Development of the catamaran

  • dugout boat (a canoe made from a hollowed tree trunk)
  • dugout boat with outrigger
  • two dugout boats tied together into a double canoe
  • catamaran

Map

  • Taiwan
  • The Philippines
  • Melanesian islands
  • Fiji
  • Samoa
  • Marquesas Islands
  • Hawaii
  • New Zealand
  • Australia
  • Micronesia
  • Melanesia
  • Polynesia

Animation

  • kia hope (aft mast)
  • kia mua (forward mast)
  • pola (deck)
  • pueo (horn)
  • pa'a (sail)
  • 'ō'pea (spar)
  • cordage
  • wooden beams
  • manu hope (stern endpiece)
  • paleakana (safety rails)
  • kuamo'o (hull)
  • pale wai (splashguard)
  • Taiwan
  • The Philippines
  • Melanesian islands
  • Fiji
  • Samoa
  • Marquesas Islands
  • Hawaii
  • New Zealand
  • Australia
  • Micronesia
  • Melanesia
  • Polynesia

Narration

Based on a 19th-century classification, the western region of the Pacific is divided into three parts: Micronesia, Melanesia and Polynesia. About 4,000 years ago, a large-scale Austronesian migration began from the island of Taiwan. According to the most accepted theory currently, it was a late wave in this migration period in which Polynesia was first settled about 3,000 years ago.

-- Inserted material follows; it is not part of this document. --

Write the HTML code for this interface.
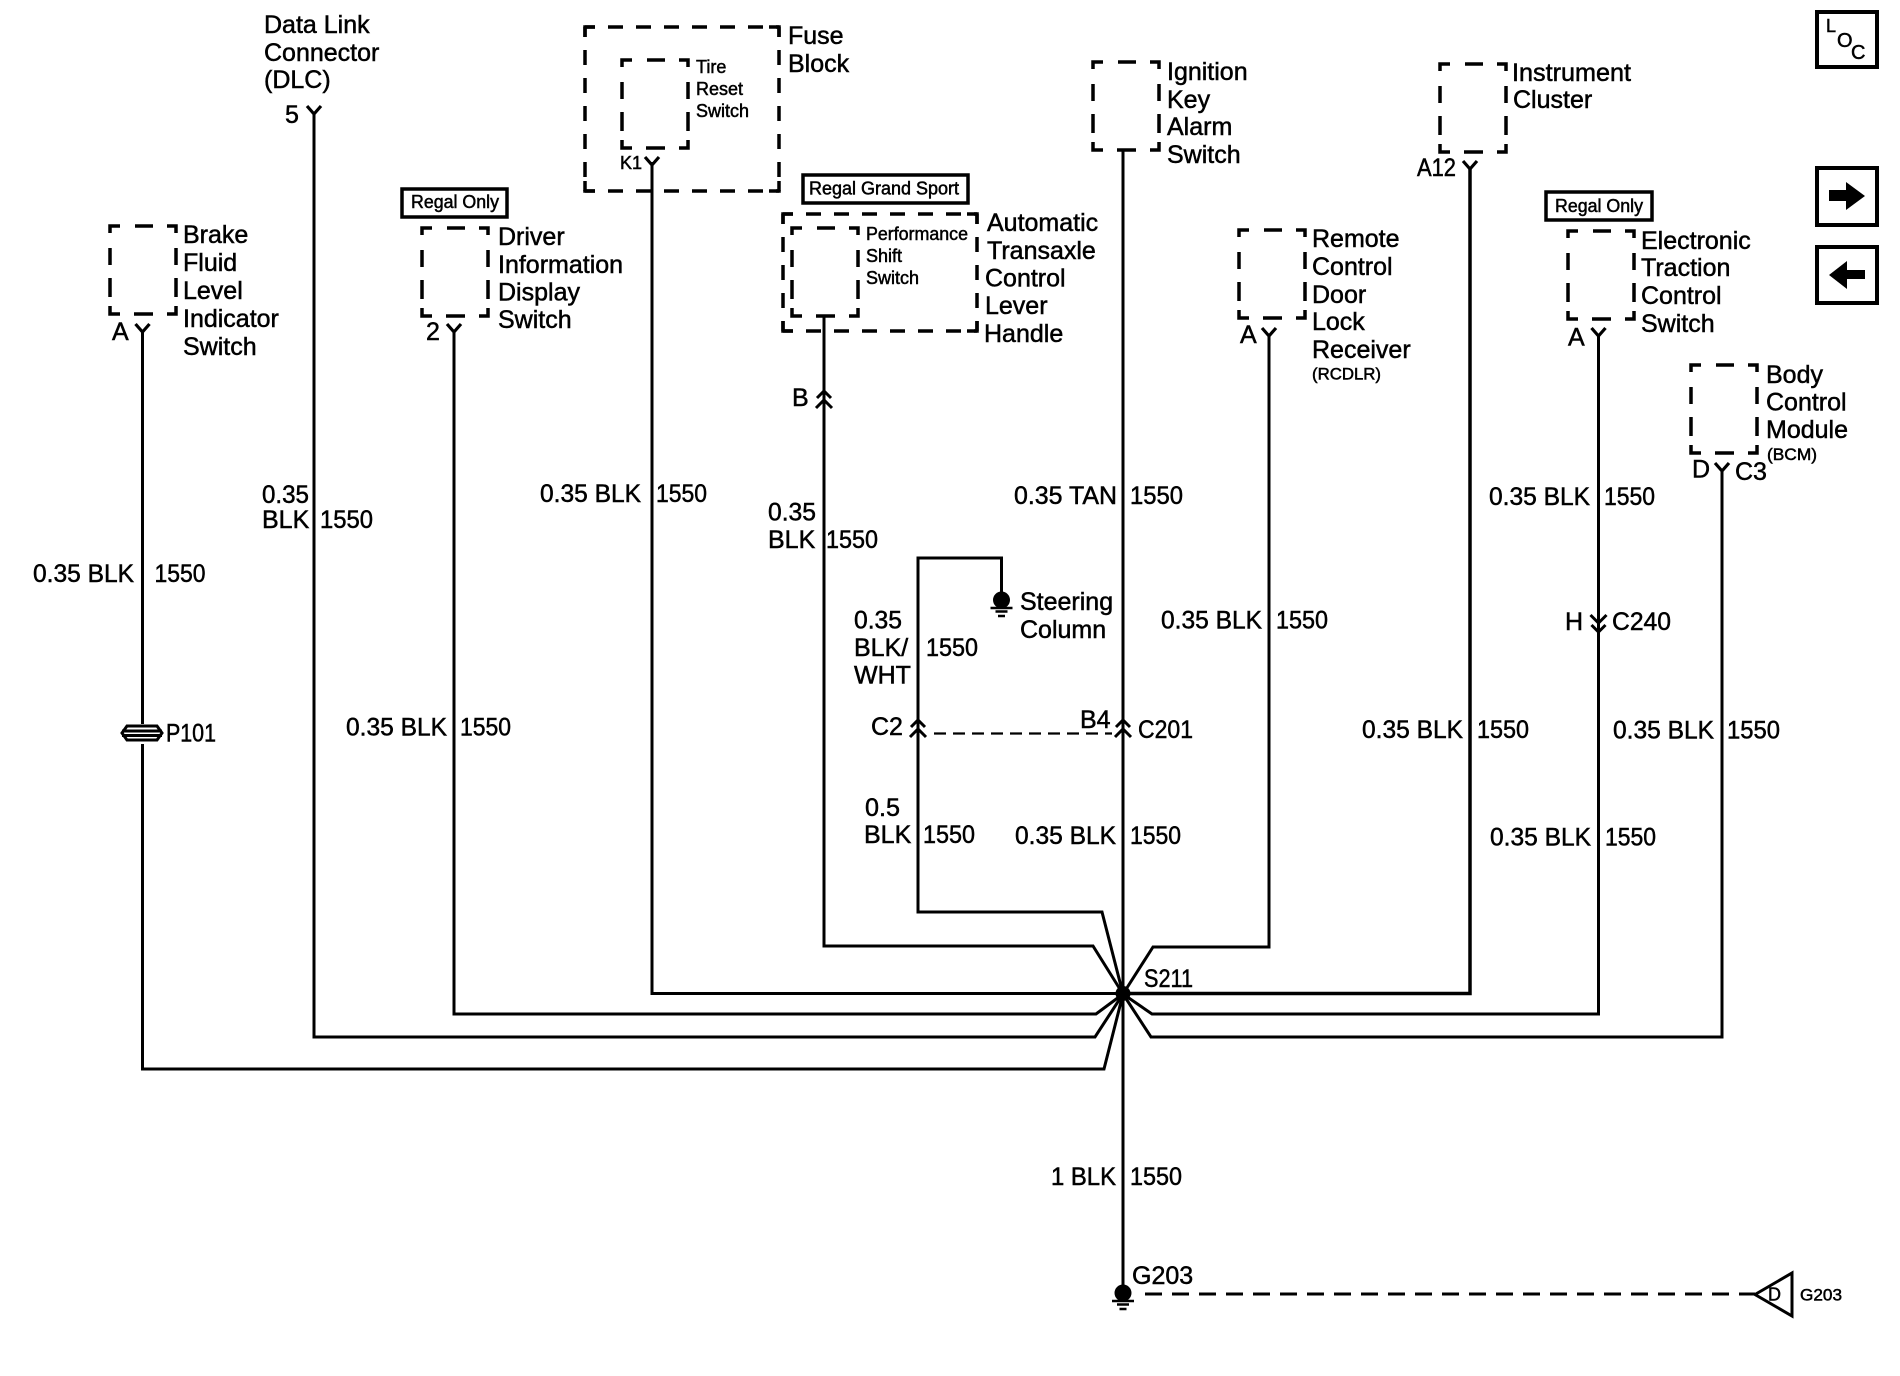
<!DOCTYPE html>
<html>
<head>
<meta charset="utf-8">
<style>
html,body{margin:0;padding:0;background:#fff;}
svg{display:block;}
text{font-family:"Liberation Sans",sans-serif;fill:#000;stroke:#000;stroke-width:.5;}
.t{font-size:25px;}
.s{font-size:18px;}
.x{font-size:16.5px;}
.w{fill:none;stroke:#000;stroke-width:3;stroke-linejoin:miter;}
.d{fill:none;stroke:#000;stroke-width:3.5;}
</style>
</head>
<body>
<svg width="1900" height="1376" viewBox="0 0 1900 1376" xmlns="http://www.w3.org/2000/svg">
<rect width="1900" height="1376" fill="#fff"/>
<defs>
<path id="b" class="d" d="M0 7V0H10M25 0H43M57 0H66V7M0 22V39M0 52V71M66 22V39M66 52V71M0 80V88H10M24 88H43M57 88H66V80"/>
<path id="y" class="w" style="stroke-width:3.2" d="M-7 0L0 8L7 0"/>
<path id="c" class="w" d="M-7 7L0 0L7 7M-8 17L0 9L8 17"/>
<g id="g">
<circle cx="0" cy="0" r="8.500" fill="#000"/>
<path class="w" style="stroke-width:2.600" d="M-11 8H11M-6 11.500H6M-3.500 16H3.500"/>
</g>
</defs>

<!-- wires -->
<path class="w" d="M142.500 330V1069H1104L1123 994"/>
<path class="w" d="M314 112V1037H1095L1123 994"/>
<path class="w" d="M454 330V1014H1096L1123 994"/>
<path class="w" d="M652 162V993.500H1123"/>
<path class="w" d="M824 316V946H1093L1123 994"/>
<path class="w" d="M918 733V912H1102L1123 994"/>
<path class="w" d="M918 733V558H1001.500V592"/>
<path class="w" d="M1123 150V1290"/>
<path class="w" d="M1269 335V947H1153L1123 994"/>
<path class="w" style="stroke-width:3.500" d="M1470 167V993.500H1123"/>
<path class="w" d="M1598.500 335V1014H1152L1123 994"/>
<path class="w" d="M1722 470V1037H1151L1123 994"/>
<circle cx="1123" cy="993.500" r="7.500" fill="#000"/>

<!-- dashed links -->
<path class="w" stroke-dasharray="12 7" style="stroke-width:2.200" d="M934 733.500H1112"/>
<path class="w" stroke-dasharray="17 10" d="M1145 1294H1755"/>
<path class="w" d="M1755 1294.500L1792 1273V1316Z"/>

<!-- small dashed boxes -->
<use href="#b" x="110" y="226"/>
<use href="#b" x="622" y="60"/>
<use href="#b" x="422" y="228"/>
<use href="#b" x="792" y="228"/>
<use href="#b" x="1093" y="62"/>
<use href="#b" x="1440" y="64"/>
<use href="#b" x="1239" y="230"/>
<use href="#b" x="1568" y="231"/>
<use href="#b" x="1691" y="365"/>

<!-- outer dashed boxes -->
<g stroke-dasharray="15 13" stroke-dashoffset="5">
<path class="d" d="M585 27H779"/><path class="d" d="M585 191H779"/><path class="d" d="M585 27V191"/><path class="d" d="M779 27V191"/>
<path class="d" d="M783 214H977"/><path class="d" d="M783 331H977"/><path class="d" d="M783 214V331"/><path class="d" d="M977 214V331"/>
</g>
<path class="d" d="M585 37V27H595M769 27H779V37M585 181V191H595M769 191H779V181"/>
<path class="d" d="M783 224V214H793M967 214H977V224M783 321V331H793M967 331H977V321"/>

<!-- note boxes -->
<rect x="402" y="189" width="105" height="28" fill="#fff" stroke="#000" stroke-width="3.500"/>
<rect x="803" y="175" width="165" height="28" fill="#fff" stroke="#000" stroke-width="3.500"/>
<rect x="1546" y="192" width="106" height="28" fill="#fff" stroke="#000" stroke-width="3.500"/>
<text class="s" x="411" y="208" textLength="88" lengthAdjust="spacingAndGlyphs">Regal Only</text>
<text class="s" x="809" y="194.500" textLength="150" lengthAdjust="spacingAndGlyphs">Regal Grand Sport</text>
<text class="s" x="1555" y="212" textLength="88" lengthAdjust="spacingAndGlyphs">Regal Only</text>

<!-- connector Y marks -->
<use href="#y" x="142.500" y="324"/>
<use href="#y" x="314" y="106"/>
<use href="#y" x="454" y="324"/>
<use href="#y" x="652" y="157"/>
<use href="#y" x="1269" y="328"/>
<use href="#y" x="1470" y="161"/>
<use href="#y" x="1598.500" y="328"/>
<use href="#y" x="1722" y="463"/>

<!-- chevrons -->
<use href="#c" x="824" y="391"/>
<use href="#c" x="918" y="720"/>
<use href="#c" x="1123" y="720"/>
<use href="#c" transform="translate(1598.500 632) scale(1 -1)"/>

<!-- P101 -->
<rect x="120" y="724" width="44" height="20" fill="#fff"/>
<path class="w" d="M127 726H157L162 733L157 740H127L122 733ZM122 731H162M122 735.500H162"/>

<!-- grounds -->
<use href="#g" x="1001.500" y="600"/>
<use href="#g" x="1123" y="1293"/>

<!-- side buttons -->
<rect x="1817" y="12" width="60" height="55" fill="#fff" stroke="#000" stroke-width="4"/>
<text x="1826" y="32" style="font-size:18px">L</text>
<text x="1837" y="47" style="font-size:20px">O</text>
<text x="1851" y="59" style="font-size:20px">C</text>
<rect x="1817" y="168" width="60" height="57" fill="#fff" stroke="#000" stroke-width="4"/>
<path fill="#000" d="M1829 190H1846V182L1865 196L1846 210V201H1829Z"/>
<rect x="1817" y="247" width="60" height="56" fill="#fff" stroke="#000" stroke-width="4"/>
<path fill="#000" d="M1865 270H1847V261L1829 275L1847 289V279H1865Z"/>

<!-- component labels -->
<g class="t">
<text x="264" y="33">Data Link</text>
<text x="264" y="61">Connector</text>
<text x="264" y="88">(DLC)</text>
<text x="285" y="123">5</text>
<text x="788" y="44">Fuse</text>
<text x="788" y="72">Block</text>
<text x="183" y="243">Brake</text>
<text x="183" y="271">Fluid</text>
<text x="183" y="299">Level</text>
<text x="183" y="327">Indicator</text>
<text x="183" y="355">Switch</text>
<text x="112" y="340">A</text>
<text x="498" y="245">Driver</text>
<text x="498" y="273">Information</text>
<text x="498" y="300.500">Display</text>
<text x="498" y="328">Switch</text>
<text x="426" y="340">2</text>
<text x="987" y="231">Automatic</text>
<text x="987" y="259">Transaxle</text>
<text x="985" y="286.500">Control</text>
<text x="985" y="314">Lever</text>
<text x="984" y="342">Handle</text>
<text x="1167" y="80">Ignition</text>
<text x="1167" y="108">Key</text>
<text x="1167" y="135">Alarm</text>
<text x="1167" y="163">Switch</text>
<text x="1512" y="81" textLength="119" lengthAdjust="spacingAndGlyphs">Instrument</text>
<text x="1513" y="108">Cluster</text>
<text x="1417" y="176" textLength="39" lengthAdjust="spacingAndGlyphs">A12</text>
<text x="1312" y="247">Remote</text>
<text x="1312" y="275">Control</text>
<text x="1312" y="303">Door</text>
<text x="1312" y="330">Lock</text>
<text x="1312" y="358">Receiver</text>
<text x="1240" y="343">A</text>
<text x="1641" y="249">Electronic</text>
<text x="1641" y="276">Traction</text>
<text x="1641" y="304">Control</text>
<text x="1641" y="332">Switch</text>
<text x="1568" y="345.500">A</text>
<text x="1766" y="383">Body</text>
<text x="1766" y="410.500">Control</text>
<text x="1766" y="438">Module</text>
<text x="1692" y="477.500">D</text>
<text x="1735" y="480">C3</text>
<text x="792" y="406">B</text>
<text x="1020" y="610">Steering</text>
<text x="1020" y="638">Column</text>
<text x="1565" y="630">H</text>
<text x="1612" y="630" textLength="59" lengthAdjust="spacingAndGlyphs">C240</text>
<text x="166" y="741.500" textLength="50" lengthAdjust="spacingAndGlyphs">P101</text>
<text x="871" y="735">C2</text>
<text x="1080" y="728">B4</text>
<text x="1138" y="738" textLength="55" lengthAdjust="spacingAndGlyphs">C201</text>
<text x="1144" y="987" textLength="49" lengthAdjust="spacingAndGlyphs">S211</text>
<text x="1132" y="1284">G203</text>

<!-- wire labels -->
<text x="33" y="582" textLength="101" lengthAdjust="spacingAndGlyphs">0.35 BLK</text>
<text x="154.500" y="582" textLength="51" lengthAdjust="spacingAndGlyphs">1550</text>
<text x="262" y="503" textLength="47" lengthAdjust="spacingAndGlyphs">0.35</text>
<text x="262" y="528">BLK</text>
<text x="320" y="528" textLength="53" lengthAdjust="spacingAndGlyphs">1550</text>
<text x="540" y="502" textLength="101" lengthAdjust="spacingAndGlyphs">0.35 BLK</text>
<text x="656" y="502" textLength="51" lengthAdjust="spacingAndGlyphs">1550</text>
<text x="768" y="520.500" textLength="48" lengthAdjust="spacingAndGlyphs">0.35</text>
<text x="768" y="548">BLK</text>
<text x="826" y="548" textLength="52" lengthAdjust="spacingAndGlyphs">1550</text>
<text x="854" y="628.500" textLength="48" lengthAdjust="spacingAndGlyphs">0.35</text>
<text x="854" y="656">BLK/</text>
<text x="854" y="683.500">WHT</text>
<text x="926" y="656" textLength="52" lengthAdjust="spacingAndGlyphs">1550</text>
<text x="1014" y="504" textLength="103" lengthAdjust="spacingAndGlyphs">0.35 TAN</text>
<text x="1130" y="504" textLength="53" lengthAdjust="spacingAndGlyphs">1550</text>
<text x="1161" y="628.500" textLength="101" lengthAdjust="spacingAndGlyphs">0.35 BLK</text>
<text x="1276" y="628.500" textLength="52" lengthAdjust="spacingAndGlyphs">1550</text>
<text x="1489" y="505" textLength="101" lengthAdjust="spacingAndGlyphs">0.35 BLK</text>
<text x="1604" y="505" textLength="51" lengthAdjust="spacingAndGlyphs">1550</text>
<text x="346" y="735.500" textLength="101" lengthAdjust="spacingAndGlyphs">0.35 BLK</text>
<text x="460" y="735.500" textLength="51" lengthAdjust="spacingAndGlyphs">1550</text>
<text x="865" y="816" textLength="35" lengthAdjust="spacingAndGlyphs">0.5</text>
<text x="864" y="843">BLK</text>
<text x="923" y="843" textLength="52" lengthAdjust="spacingAndGlyphs">1550</text>
<text x="1015" y="844" textLength="101" lengthAdjust="spacingAndGlyphs">0.35 BLK</text>
<text x="1130" y="844" textLength="51" lengthAdjust="spacingAndGlyphs">1550</text>
<text x="1362" y="738" textLength="101" lengthAdjust="spacingAndGlyphs">0.35 BLK</text>
<text x="1477" y="738" textLength="52" lengthAdjust="spacingAndGlyphs">1550</text>
<text x="1613" y="738.500" textLength="101" lengthAdjust="spacingAndGlyphs">0.35 BLK</text>
<text x="1727" y="738.500" textLength="53" lengthAdjust="spacingAndGlyphs">1550</text>
<text x="1490" y="845.500" textLength="101" lengthAdjust="spacingAndGlyphs">0.35 BLK</text>
<text x="1605" y="845.500" textLength="51" lengthAdjust="spacingAndGlyphs">1550</text>
<text x="1051" y="1185" textLength="65" lengthAdjust="spacingAndGlyphs">1 BLK</text>
<text x="1130" y="1185" textLength="52" lengthAdjust="spacingAndGlyphs">1550</text>
</g>

<!-- small labels -->
<g class="s">
<text x="696" y="73">Tire</text>
<text x="696" y="95">Reset</text>
<text x="696" y="117">Switch</text>
<text x="620" y="169">K1</text>
<text x="866" y="240" textLength="102" lengthAdjust="spacingAndGlyphs">Performance</text>
<text x="866" y="262">Shift</text>
<text x="866" y="284">Switch</text>
<text x="1768" y="1300.500">D</text>
<text x="1800" y="1300.500" style="font-size:17px" textLength="42" lengthAdjust="spacingAndGlyphs">G203</text>
</g>
<g class="x">
<text x="1312" y="379.500" textLength="69" lengthAdjust="spacingAndGlyphs">(RCDLR)</text>
<text x="1767" y="460" textLength="50" lengthAdjust="spacingAndGlyphs">(BCM)</text>
</g>
</svg>
</body>
</html>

Since the islands could only be reached by sea, the construction of sea vessels and navigation played a key role in the life of Polynesians. One of their typical vessel types was the catamaran.

Polynesian catamarans developed from dugout canoes; two parallel hulls of equal size were attached by wooden beams. The result was a fast and stable vessel with a shallow draught. Catamarans usually had both paddles and masts with sails. The masts were placed at an equal distance between the two hulls.

The fastest Polynesian catamarans could excel to a speed of up to 12 knots. Interestingly, the bow and stern were the same shape. This, together with the structure of the boat and the sails, made it possible to swap the ends of the vessel.

Catamarans were made in various sizes, depending on their usage. The longest ones were up to 40 m long and were used for transport and long-distance voyages. War catamarans were designed to be particularly fast, so they were narrow and had no sails.

These specially structured vessels have proven very efficient, as Polynesians have settled over a vast area, often travelling huge distances between the islands.